Alec Baldwin is excited. The handsome 46-year-old actor can't wait to deliver a line from Twentieth Century, the Broadway revival he's starring in with Anne Heche. In the play, the actors are riding on a train returning to New York from Los Angeles, and Baldwin's character, Oscar Jaffe, is trying to woo ex-lover Lily Garland, played by Heche, back into his life. Baldwin says Garland asks if he has seen her most recent movie. He replies, "It made me want to vomit. All your talent wasted, Lily." She pulls an Oscar statuette out of a bag and says, "Well, did you see they gave me the gold statue?" Jaffe picks it up and says, "Good God, Lily, it's pathetic. The Academy of Motion Picture Arts and Sciences. You're not going to fall for that sort of thing?"


Baldwin, dressed casually in a black turtleneck, black jeans and a black leather jacket, sits comfortably in an oversized red velvet chair at New York's Grand Havana Room. He looks out over the glittering lights of the Manhattan skyline and guffaws with delight after repeating that last line. "I would love to give that line as a newly minted Oscar winner," he says.

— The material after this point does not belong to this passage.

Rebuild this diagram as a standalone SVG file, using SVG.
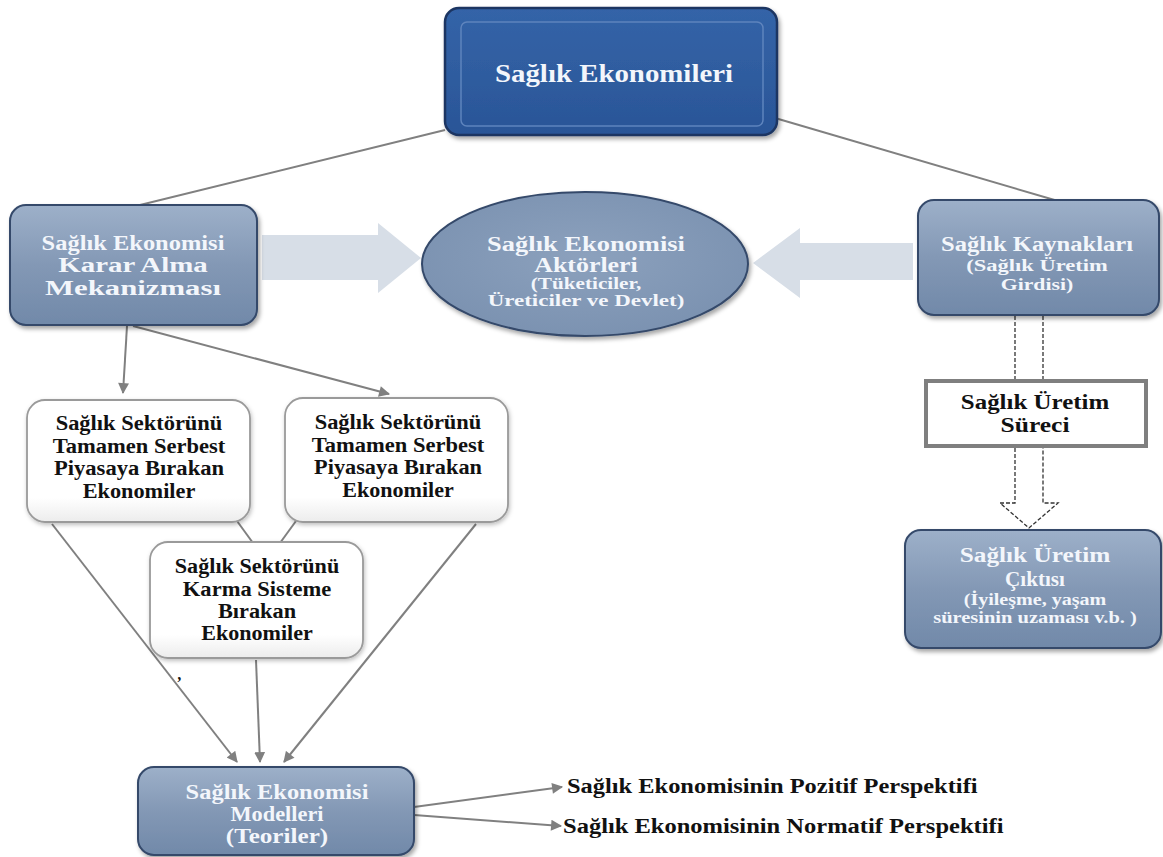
<svg xmlns="http://www.w3.org/2000/svg" width="1163" height="857" viewBox="0 0 1163 857">
<defs>
<linearGradient id="steel" x1="0" y1="0" x2="0" y2="1">
<stop offset="0" stop-color="#9db0c9"/>
<stop offset="0.5" stop-color="#8398b5"/>
<stop offset="1" stop-color="#7189a9"/>
</linearGradient>
<radialGradient id="steelE" cx="0.5" cy="0.45" r="0.6">
<stop offset="0" stop-color="#8ca1bd"/>
<stop offset="1" stop-color="#7a91b0"/>
</radialGradient>
<linearGradient id="whiteG" x1="0" y1="0" x2="0" y2="1">
<stop offset="0" stop-color="#ffffff"/>
<stop offset="0.8" stop-color="#ffffff"/>
<stop offset="1" stop-color="#ececec"/>
</linearGradient>
<linearGradient id="titleG" x1="0" y1="0" x2="0" y2="1">
<stop offset="0" stop-color="#3464a8"/>
<stop offset="1" stop-color="#2a5597"/>
</linearGradient>
<filter id="sh" x="-10%" y="-10%" width="125%" height="130%">
<feDropShadow dx="2" dy="3" stdDeviation="2" flood-color="#000" flood-opacity="0.35"/>
</filter>
<filter id="shw" x="-10%" y="-10%" width="125%" height="130%">
<feDropShadow dx="1" dy="2" stdDeviation="2" flood-color="#000" flood-opacity="0.25"/>
</filter>
<marker id="ah" viewBox="0 0 10 10" refX="9" refY="5" markerWidth="12" markerHeight="11" markerUnits="userSpaceOnUse" orient="auto">
<path d="M0,0 L10,5 L0,10 Z" fill="#808080"/>
</marker>
</defs>
<style>
.steel{fill:url(#steelE);stroke:#34496a;stroke-width:2}
.box{fill:url(#steel);stroke:#34496a;stroke-width:2}
.wbox{fill:url(#whiteG);stroke:#9a9a9a;stroke-width:1.8}
.wt{font-family:"Liberation Serif","Times New Roman",serif;font-weight:bold;fill:#f3f6fb;text-anchor:middle}
.bt{font-family:"Liberation Serif","Times New Roman",serif;font-weight:bold;fill:#111;text-anchor:middle}
.lt{font-family:"Liberation Serif","Times New Roman",serif;font-weight:bold;fill:#111}
.ln{stroke:#808080;stroke-width:2;fill:none}
.dash{stroke:#333;stroke-width:1.3;stroke-dasharray:4 2;fill:none}
.big{fill:#d7dee7}
</style>

<g id="connectors">
<line class="ln" x1="445" y1="130" x2="140" y2="205"/>
<line class="ln" x1="775" y1="118" x2="1058" y2="201"/>
<line class="ln" x1="127" y1="326" x2="123" y2="393" marker-end="url(#ah)"/>
<line class="ln" x1="133" y1="326" x2="389" y2="394" marker-end="url(#ah)"/>
<line class="ln" x1="237" y1="521" x2="253" y2="543"/>
<line class="ln" x1="296" y1="521" x2="280" y2="543"/>
<line class="ln" x1="52" y1="524" x2="237" y2="762" marker-end="url(#ah)"/>
<line class="ln" x1="256" y1="660" x2="260" y2="762" marker-end="url(#ah)"/>
<line class="ln" x1="476" y1="524" x2="284" y2="762" marker-end="url(#ah)"/>
<line class="ln" x1="414" y1="807" x2="562" y2="787" marker-end="url(#ah)"/>
<line class="ln" x1="414" y1="815" x2="561" y2="826" marker-end="url(#ah)"/>
<polygon class="big" points="262,235 378,235 378,223 421,258 378,293 378,280 262,280"/>
<polygon class="big" points="913,243 800,243 800,228 753,263 800,298 800,280 913,280"/>
<path class="dash" d="M1015,380 L1015,314 L1043,314 L1043,380"/>
<path class="dash" d="M1015,448 L1015,503 L1000,503 L1029,528 L1058,503 L1043,503 L1043,448"/>
</g>

<g id="title">
<rect x="445" y="8" width="332" height="127" rx="14" fill="url(#titleG)" stroke="#1c3562" stroke-width="2.5" filter="url(#sh)"/>
<rect x="461" y="22" width="302" height="104" rx="6" fill="none" stroke="#5e84bd" stroke-width="1.5"/>
<text class="wt" transform="translate(614 0) scale(1.15 1)" x="0" y="82" font-size="25" textLength="207" lengthAdjust="spacingAndGlyphs">Sağlık Ekonomileri</text>
</g>

<g id="karar">
<rect class="box" x="10" y="205" width="247" height="120" rx="16" filter="url(#sh)"/>
<g transform="translate(133 0) scale(1.15 1)">
<text class="wt" x="0" y="250" font-size="20" textLength="159" lengthAdjust="spacingAndGlyphs">Sağlık Ekonomisi</text>
<text class="wt" x="0" y="272" font-size="20" textLength="130" lengthAdjust="spacingAndGlyphs">Karar Alma</text>
<text class="wt" x="0" y="295" font-size="20" textLength="153" lengthAdjust="spacingAndGlyphs">Mekanizması</text>
</g>
</g>

<g id="aktorler">
<ellipse class="steel" cx="585" cy="264" rx="163" ry="72" filter="url(#sh)"/>
<g transform="translate(586 0) scale(1.15 1)">
<text class="wt" x="0" y="251" font-size="20" textLength="172" lengthAdjust="spacingAndGlyphs">Sağlık Ekonomisi</text>
<text class="wt" x="0" y="272" font-size="20" textLength="90" lengthAdjust="spacingAndGlyphs">Aktörleri</text>
<text class="wt" x="0" y="289" font-size="16" textLength="96" lengthAdjust="spacingAndGlyphs">(Tüketiciler,</text>
<text class="wt" x="0" y="306" font-size="16" textLength="171" lengthAdjust="spacingAndGlyphs">Üreticiler ve Devlet)</text>
</g>
</g>

<g id="kaynaklar">
<rect class="box" x="918" y="200" width="241" height="115" rx="16" filter="url(#sh)"/>
<g transform="translate(1037 0) scale(1.15 1)">
<text class="wt" x="0" y="251" font-size="20" textLength="167" lengthAdjust="spacingAndGlyphs">Sağlık Kaynakları</text>
<text class="wt" x="0" y="271" font-size="16" textLength="123" lengthAdjust="spacingAndGlyphs">(Sağlık Üretim</text>
<text class="wt" x="0" y="290" font-size="16" textLength="63" lengthAdjust="spacingAndGlyphs">Girdisi)</text>
</g>
</g>

<g id="surec">
<rect x="926" y="381" width="220" height="65" fill="#fff" stroke="#7f7f7f" stroke-width="4"/>
<g transform="translate(1035 0) scale(1.15 1)">
<text class="bt" x="0" y="409" font-size="20" textLength="129" lengthAdjust="spacingAndGlyphs">Sağlık Üretim</text>
<text class="bt" x="0" y="432" font-size="20" textLength="60" lengthAdjust="spacingAndGlyphs">Süreci</text>
</g>
</g>

<g id="cikti">
<rect class="box" x="905" y="530" width="256" height="118" rx="16" filter="url(#sh)"/>
<g transform="translate(1035 0) scale(1.15 1)">
<text class="wt" x="0" y="562" font-size="20" textLength="131" lengthAdjust="spacingAndGlyphs">Sağlık Üretim</text>
<text class="wt" x="0" y="586" font-size="20" textLength="52" lengthAdjust="spacingAndGlyphs">Çıktısı</text>
<text class="wt" x="0" y="605" font-size="16" textLength="124" lengthAdjust="spacingAndGlyphs">(İyileşme, yaşam</text>
<text class="wt" x="0" y="623" font-size="16" textLength="177" lengthAdjust="spacingAndGlyphs">süresinin uzaması v.b. )</text>
</g>
</g>

<g id="serbest1">
<rect class="wbox" x="27" y="400" width="223" height="122" rx="18" filter="url(#shw)"/>
<g transform="translate(139 0) scale(1.15 1)">
<text class="bt" x="0" y="430" font-size="20" textLength="145" lengthAdjust="spacingAndGlyphs">Sağlık Sektörünü</text>
<text class="bt" x="0" y="453" font-size="20" textLength="150" lengthAdjust="spacingAndGlyphs">Tamamen Serbest</text>
<text class="bt" x="0" y="475" font-size="20" textLength="148" lengthAdjust="spacingAndGlyphs">Piyasaya Bırakan</text>
<text class="bt" x="0" y="498" font-size="20" textLength="98" lengthAdjust="spacingAndGlyphs">Ekonomiler</text>
</g>
</g>

<g id="serbest2">
<rect class="wbox" x="285" y="398" width="223" height="124" rx="18" filter="url(#shw)"/>
<g transform="translate(398 0) scale(1.15 1)">
<text class="bt" x="0" y="429" font-size="20" textLength="145" lengthAdjust="spacingAndGlyphs">Sağlık Sektörünü</text>
<text class="bt" x="0" y="452" font-size="20" textLength="150" lengthAdjust="spacingAndGlyphs">Tamamen Serbest</text>
<text class="bt" x="0" y="474" font-size="20" textLength="146" lengthAdjust="spacingAndGlyphs">Piyasaya Bırakan</text>
<text class="bt" x="0" y="497" font-size="20" textLength="97" lengthAdjust="spacingAndGlyphs">Ekonomiler</text>
</g>
</g>

<g id="karma">
<rect class="wbox" x="150" y="542" width="213" height="116" rx="18" filter="url(#shw)"/>
<g transform="translate(257 0) scale(1.15 1)">
<text class="bt" x="0" y="573" font-size="20" textLength="143" lengthAdjust="spacingAndGlyphs">Sağlık Sektörünü</text>
<text class="bt" x="0" y="596" font-size="20" textLength="129" lengthAdjust="spacingAndGlyphs">Karma Sisteme</text>
<text class="bt" x="0" y="618" font-size="20" textLength="68" lengthAdjust="spacingAndGlyphs">Bırakan</text>
<text class="bt" x="0" y="640" font-size="20" textLength="97" lengthAdjust="spacingAndGlyphs">Ekonomiler</text>
</g>
</g>

<text class="lt" x="178" y="680" font-size="16" font-style="italic">,</text>

<g id="modeller">
<rect class="box" x="138" y="767" width="276" height="88" rx="16" filter="url(#sh)"/>
<g transform="translate(277 0) scale(1.15 1)">
<text class="wt" x="0" y="799" font-size="20" textLength="159" lengthAdjust="spacingAndGlyphs">Sağlık Ekonomisi</text>
<text class="wt" x="0" y="821" font-size="20" textLength="81" lengthAdjust="spacingAndGlyphs">Modelleri</text>
<text class="wt" x="0" y="843" font-size="20" textLength="89" lengthAdjust="spacingAndGlyphs">(Teoriler)</text>
</g>
</g>

<g id="pozitif">
<text class="lt" transform="translate(567 0) scale(1.15 1)" x="0" y="793" font-size="21" textLength="357" lengthAdjust="spacingAndGlyphs">Sağlık Ekonomisinin Pozitif Perspektifi</text>
</g>
<g id="normatif">
<text class="lt" transform="translate(563 0) scale(1.15 1)" x="0" y="833" font-size="21" textLength="383" lengthAdjust="spacingAndGlyphs">Sağlık Ekonomisinin Normatif Perspektifi</text>
</g>
</svg>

That Baldwin can even use the word Oscar in a sentence about himself is a simple testament to a career that has been unexpectedly resurrected. He felt revived in mid-February as he readied himself for a trip to Hollywood to await the verdict of the academy for Best Supporting Actor. Although he didn't get an Oscar statuette for his work in The Cooler, a small-budget but critically acclaimed independent film co-starring William H. Macy and Maria Bello, the recognition of his acting performance is more than enough to help restore Baldwin's reputation, and maybe his movie career.


The heady recognition is a far cry from the territory Baldwin has occupied for the past six or seven years, a professional landscape of cable TV miniseries (Nuremberg: Infamy on Trial, Path to War), obscure independent films (State and Main, Outside Providence) and stage plays. In the midst of his languishing career, he also endured the dissolution of his nine-year marriage to actress Kim Basinger, a painful and often public spectacle that fueled a tabloid frenzy about him and his life. The experience apparently has left him a quieter man, less prone to outbursts that tarnished his reputation earlier in his career. Although Baldwin projects the aura of a man who has been battered and slowed and, in his words, humbled, he is definitely not beaten.


"You can go for a whole year and then one day you wake up and go, 'I'm dead', It's like The Sixth Sense. I see dead people. I'm dead and I don't even know it. You go back to try to figure out, 'What date did I die?' You realize you're just not there anymore. You don't have it anymore. You don't even have the opportunities anymore," Baldwin says, puffing on a Punch Double Corona. "The really painful thing was what my agent said to me: 'You think that people don't like you and they don't want to work with you, or that they don't appreciate you. It's not that they don't like you or appreciate you—they don't think of you at all.' All you can do is say, oh God, and go off and do TV, independent films, Broadway.